__What you are asked to do__
Drop every picture. Then return, exactly, the lines from the beginning of the listing below through the one containing "Chart.defaults.color = '#222';".

__Input data__
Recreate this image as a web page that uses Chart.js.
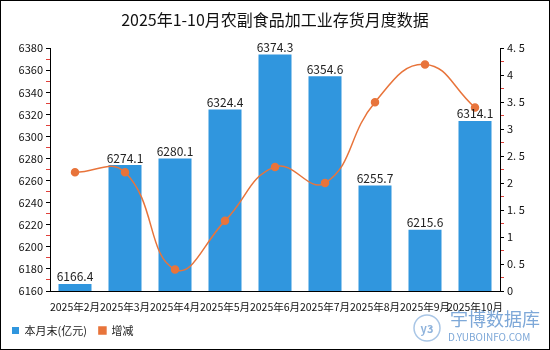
<!DOCTYPE html>
<html>
<head>
<meta charset="utf-8">
<script src="https://cdn.jsdelivr.net/npm/chart.js@4.4.1/dist/chart.umd.min.js"></script>
<style>
  html, body { margin: 0; padding: 0; background: #fff; }
  #wrap { width: 550px; height: 350px; position: relative; }
</style>
</head>
<body>
<div id="wrap"><canvas id="c" width="550" height="350"></canvas></div>
<script>
'use strict';

const FONT = "'Noto Sans CJK SC', 'DejaVu Sans', sans-serif";
Chart.defaults.font.family = FONT;
Chart.defaults.color = '#222';

const MONTHS    = ['2025年2月', '2025年3月', '2025年4月', '2025年5月', '2025年6月',
                   '2025年7月', '2025年8月', '2025年9月', '2025年10月'];
const INVENTORY = [6166.4, 6274.1, 6280.1, 6324.4, 6374.3, 6354.6, 6255.7, 6215.6, 6314.1];
const CHANGE    = [2.2, 2.2, 0.4, 1.3, 2.3, 2.0, 3.5, 4.2, 3.4];

const BAR_BLUE  = '#3096de';
const LINE_ORG  = '#e8743b';
const TICK_RED  = '#e0403a';

// ─── Plugins ──────────────────────────────────────────────────────────────────

// value labels above each bar
const barLabels = {
  id: 'barLabels',
  afterDatasetsDraw(chart) {
    const { ctx } = chart;
    const meta = chart.getDatasetMeta(0);
    ctx.save();
    ctx.font = `12px ${FONT}`;
    ctx.fillStyle = '#222';
    ctx.textAlign = 'center';
    ctx.textBaseline = 'bottom';
    meta.data.forEach((bar, i) => {
      ctx.fillText(INVENTORY[i].toFixed(1), bar.x, bar.y - 1);
    });
    ctx.restore();
  },
};

// outer frame + watermark
const frame = {
  id: 'frame',
  afterDraw(chart) {
    const { ctx, width, height } = chart;
    ctx.save();
    ctx.strokeStyle = '#000';
    ctx.lineWidth = 1;
    ctx.strokeRect(0.5, 0.5, width - 1, height - 1);

    // watermark
    ctx.strokeStyle = '#a9c6e6';
    ctx.lineWidth = 1.5;
    ctx.beginPath();
    ctx.arc(427, 328, 13, 0, Math.PI * 2);
    ctx.stroke();
    ctx.fillStyle = '#8fb3dc';
    ctx.font = `bold 11px ${FONT}`;
    ctx.textAlign = 'center';
    ctx.textBaseline = 'middle';
    ctx.fillText('y3', 427, 329);
    ctx.fillStyle = '#7ea8d8';
    ctx.textAlign = 'left';
    ctx.font = `18px ${FONT}`;
    ctx.fillText('宇博数据库', 450, 319);
    ctx.font = `10px ${FONT}`;
    ctx.fillText('D.YUBOINFO.COM', 448, 337);
    ctx.restore();
  },
};

// ─── Chart ────────────────────────────────────────────────────────────────────

new Chart(document.getElementById('c').getContext('2d'), {
  data: {
    labels: MONTHS,
    datasets: [
      {
        type: 'bar',
        label: '本月末(亿元)',
        data: INVENTORY,
        backgroundColor: BAR_BLUE,
        yAxisID: 'y',
        barPercentage: 0.66,
        categoryPercentage: 1,
        order: 2,
      },
      {
        type: 'line',
        label: '增减',
        data: CHANGE,
        borderColor: LINE_ORG,
        backgroundColor: LINE_ORG,
        borderWidth: 1.5,
        pointRadius: 3.5,
        pointBackgroundColor: LINE_ORG,
        tension: 0.45,
        yAxisID: 'y1',
        order: 1,
      },
    ],
  },
  options: {
    responsive: false,
    animation: false,
    layout: { padding: { top: 0, right: 0, bottom: 4, left: 0 } },
    plugins: {
      title: {
        display: true,
        text: '2025年1-10月农副食品加工业存货月度数据',
        font: { size: 16, weight: 'normal', family: FONT },
        color: '#111',
        padding: { top: 10, bottom: 19 },
      },
      legend: {
        position: 'bottom',
        align: 'start',
        labels: {
          boxWidth: 7,
          boxHeight: 7,
          usePointStyle: true,
          pointStyle: 'rect',
          font: { size: 11 },
          padding: 12,
          sort: (a, b) => a.datasetIndex - b.datasetIndex,
        },
      },
      tooltip: { enabled: false },
    },
    scales: {
      x: {
        offset: true,
        grid: { display: false, drawTicks: true },
        border: { color: '#000' },
        ticks: { autoSkip: false, maxRotation: 0, font: { size: 10.5 }, color: '#111', padding: 2 },
        afterFit: s => { s.height = 22; },
      },
      y: {
        position: 'left',
        min: 6160,
        max: 6380,
        border: { color: '#000' },
        grid: {
          drawOnChartArea: false,
          tickLength: 4,
          tickColor: c => (c.tick && c.tick.value % 20 !== 0 ? TICK_RED : '#000'),
        },
        ticks: {
          stepSize: 10,
          autoSkip: false,
          font: { size: 11 },
          color: '#111',
          callback: v => (v % 20 === 0 ? v : ''),
        },
        afterFit: s => { s.width = 50; },
      },
      y1: {
        position: 'right',
        min: 0,
        max: 4.5,
        border: { color: '#000' },
        grid: {
          drawOnChartArea: false,
          tickLength: 4,
          tickColor: c => (c.tick && Math.round(c.tick.value * 100) % 50 !== 0 ? TICK_RED : '#000'),
        },
        ticks: {
          stepSize: 0.25,
          autoSkip: false,
          font: { size: 11 },
          color: '#111',
          callback: v => (Math.round(v * 100) % 50 === 0 ? String(v).replace('.', '. ') : ''),
        },
        afterFit: s => { s.width = 50; },
      },
    },
  },
  plugins: [barLabels, frame],
});
</script>
</body>
</html>
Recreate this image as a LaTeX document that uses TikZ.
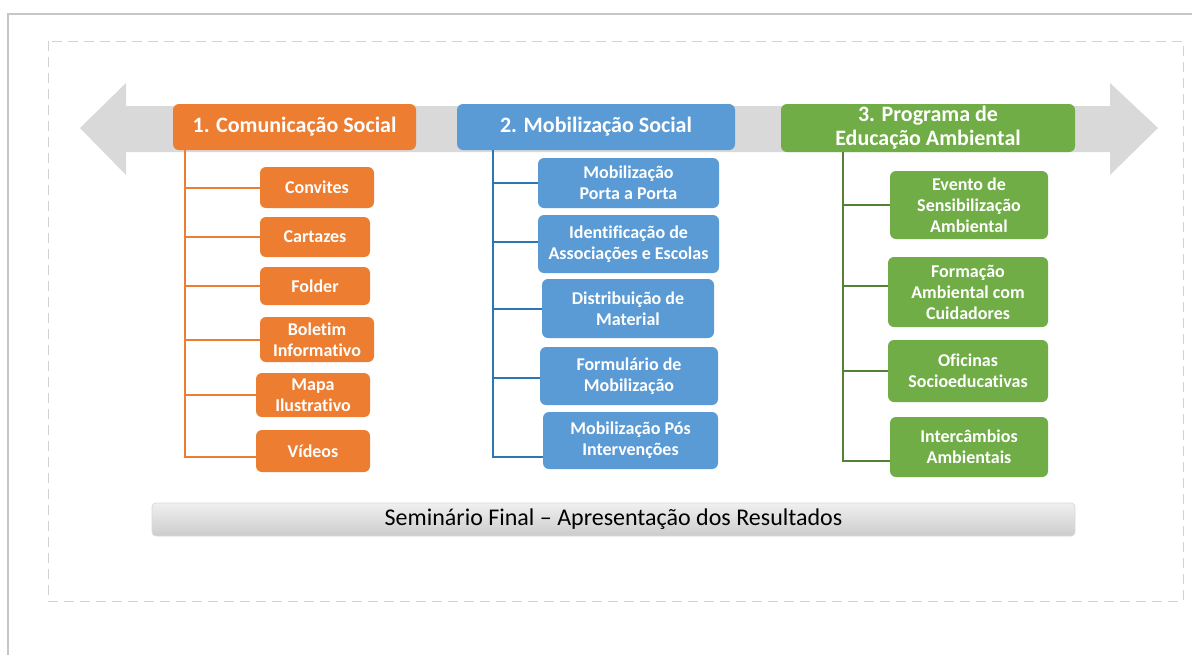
\documentclass[tikz,border=0pt]{standalone}
\usepackage{fontspec}
\setmainfont{Carlito}[Ligatures = NoCommon]
\usepackage{tikz}
\usetikzlibrary{calc}

\definecolor{laranja}{HTML}{ED7D31}
\definecolor{azul}{HTML}{5B9BD5}
\definecolor{azulesc}{HTML}{2E75B6}
\definecolor{verde}{HTML}{70AD47}
\definecolor{verdeesc}{HTML}{548235}
\definecolor{seta}{HTML}{D9D9D9}

\begin{document}
\begin{tikzpicture}[x = 0.5pt, y = -0.5pt,
  titulo/.style = {rounded corners = 3pt, text = white, align = center, inner sep = 1pt,
    font = \fontsize{11}{12}\selectfont\bfseries},
  item/.style = {rounded corners = 3pt, text = white, align = center, inner sep = 1pt,
    font = \fontsize{9}{10.5}\selectfont\bfseries},
  lin/.style = {line width = 1pt}]
  \useasboundingbox (0,0) rectangle (1192,655);
  \fill[white] (0,0) rectangle (1192,655);
  \draw[gray!45, line width = 1pt] (8,655) -- (8,14) -- (1192,14);
  \draw[gray!35, dash pattern = on 5pt off 3pt] (48,41) rectangle (1183,601);
  % seta dupla
  \fill[seta] (80,128) -- (126,83) -- (126,106) -- (1110,106) -- (1110,83) -- (1158,128)
    -- (1110,175) -- (1110,152) -- (126,152) -- (126,175) -- cycle;
  % eixos
  \node[titulo, fill = laranja, minimum width = 121.5pt, minimum height = 23pt] (com) at (294.5,127) {1. Comunicação Social};
  \node[titulo, fill = azul, minimum width = 139pt, minimum height = 23pt] (mob) at (596,127) {2. Mobilização Social};
  \node[titulo, fill = verde, minimum width = 147pt, minimum height = 24pt, text depth = 2pt] (edu) at (928,128) {3. Programa de\\Educação Ambiental};
  % comunicação
  \node[item, fill = laranja, minimum width = 57pt, minimum height = 20.5pt] (c1) at (317,187.5) {Convites};
  \node[item, fill = laranja, minimum width = 55pt, minimum height = 20pt] (c2) at (315,237) {Cartazes};
  \node[item, fill = laranja, minimum width = 55pt, minimum height = 19pt] (c3) at (315,286) {Folder};
  \node[item, fill = laranja, minimum width = 57pt, minimum height = 22.5pt] (c4) at (317,339.5) {Boletim\\Informativo};
  \node[item, fill = laranja, minimum width = 57pt, minimum height = 22pt] (c5) at (313,395) {Mapa\\Ilustrativo};
  \node[item, fill = laranja, minimum width = 57pt, minimum height = 21pt] (c6) at (313,451) {Vídeos};
  % mobilização
  \node[item, fill = azul, minimum width = 90.5pt, minimum height = 25pt] (m1) at (628.5,183) {Mobilização\\Porta a Porta};
  \node[item, fill = azul, minimum width = 90.5pt, minimum height = 29pt] (m2) at (628.5,244) {Identificação de\\Associações e Escolas};
  \node[item, fill = azul, minimum width = 86pt, minimum height = 29.5pt] (m3) at (628,308.5) {Distribuição de\\Material};
  \node[item, fill = azul, minimum width = 89pt, minimum height = 29pt] (m4) at (629,376) {Formulário de\\Mobilização};
  \node[item, fill = azul, minimum width = 87.5pt, minimum height = 28.5pt] (m5) at (630.5,440.5) {Mobilização Pós\\Intervenções};
  % educação
  \node[item, fill = verde, minimum width = 79pt, minimum height = 34pt] (e1) at (969,205) {Evento de\\Sensibilização\\Ambiental};
  \node[item, fill = verde, minimum width = 80pt, minimum height = 35pt] (e2) at (968,292) {Formação\\Ambiental com\\Cuidadores};
  \node[item, fill = verde, minimum width = 80pt, minimum height = 31pt] (e3) at (968,371) {Oficinas\\Socioeducativas};
  \node[item, fill = verde, minimum width = 79pt, minimum height = 30pt] (e4) at (969,447) {Intercâmbios\\Ambientais};
  \coordinate (cs) at (185,150);
  \coordinate (ms) at (493,150);
  \coordinate (es) at (843,152);
  \draw[lin, laranja] (cs) |- (c1.west);
  \draw[lin, laranja] (cs) |- (c2.west);
  \draw[lin, laranja] (cs) |- (c3.west);
  \draw[lin, laranja] (cs) |- (c4.west);
  \draw[lin, laranja] (cs) |- (c5.west);
  \draw[lin, laranja] (cs) |- ([yshift = -3pt]c6.west);
  \draw[lin, azulesc] (ms) |- (m1.west);
  \draw[lin, azulesc] (ms) |- ([yshift = 1pt]m2.west);
  \draw[lin, azulesc] (ms) |- (m3.west);
  \draw[lin, azulesc] (ms) |- ([yshift = -1pt]m4.west);
  \draw[lin, azulesc] (ms) |- ([yshift = -8pt]m5.west);
  \draw[lin, verdeesc, line width = 1.3pt] (es) |- (e1.west);
  \draw[lin, verdeesc, line width = 1.3pt] (es) |- ([yshift = 3pt]e2.west);
  \draw[lin, verdeesc, line width = 1.3pt] (es) |- (e3.west);
  \draw[lin, verdeesc, line width = 1.3pt] (es) |- ([yshift = -7pt]e4.west);
  % seminário
  \node[rounded corners = 2pt, top color = gray!12, bottom color = gray!40, draw = gray!30,
    minimum width = 461.5pt, minimum height = 16.5pt, inner sep = 1pt,
    font = \fontsize{12}{13}\selectfont] (sem) at (613.5,519.5) {Seminário Final -- Apresentação dos Resultados};
\end{tikzpicture}
\end{document}
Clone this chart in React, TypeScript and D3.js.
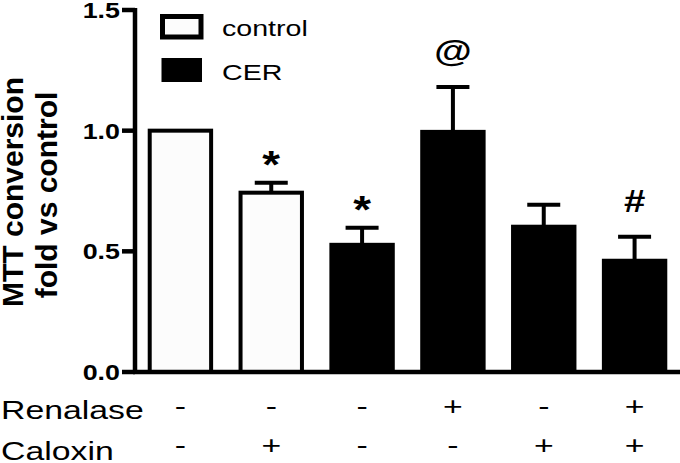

__Full answer__
Recreate this image as a web page that uses Chart.js.
<!DOCTYPE html>
<html>
<head>
<meta charset="utf-8">
<script src="https://cdn.jsdelivr.net/npm/chart.js@4.4.1/dist/chart.umd.min.js"></script>
<style>
  html, body { margin: 0; padding: 0; background: #fff; }
  #wrap { width: 550px; height: 350px; position: relative; }
</style>
</head>
<body>
<div id="wrap"><canvas id="c" width="550" height="350"></canvas></div>
<script>
'use strict';

const FONT = "'Noto Sans CJK SC', 'DejaVu Sans', sans-serif";
Chart.defaults.font.family = FONT;
Chart.defaults.color = '#222';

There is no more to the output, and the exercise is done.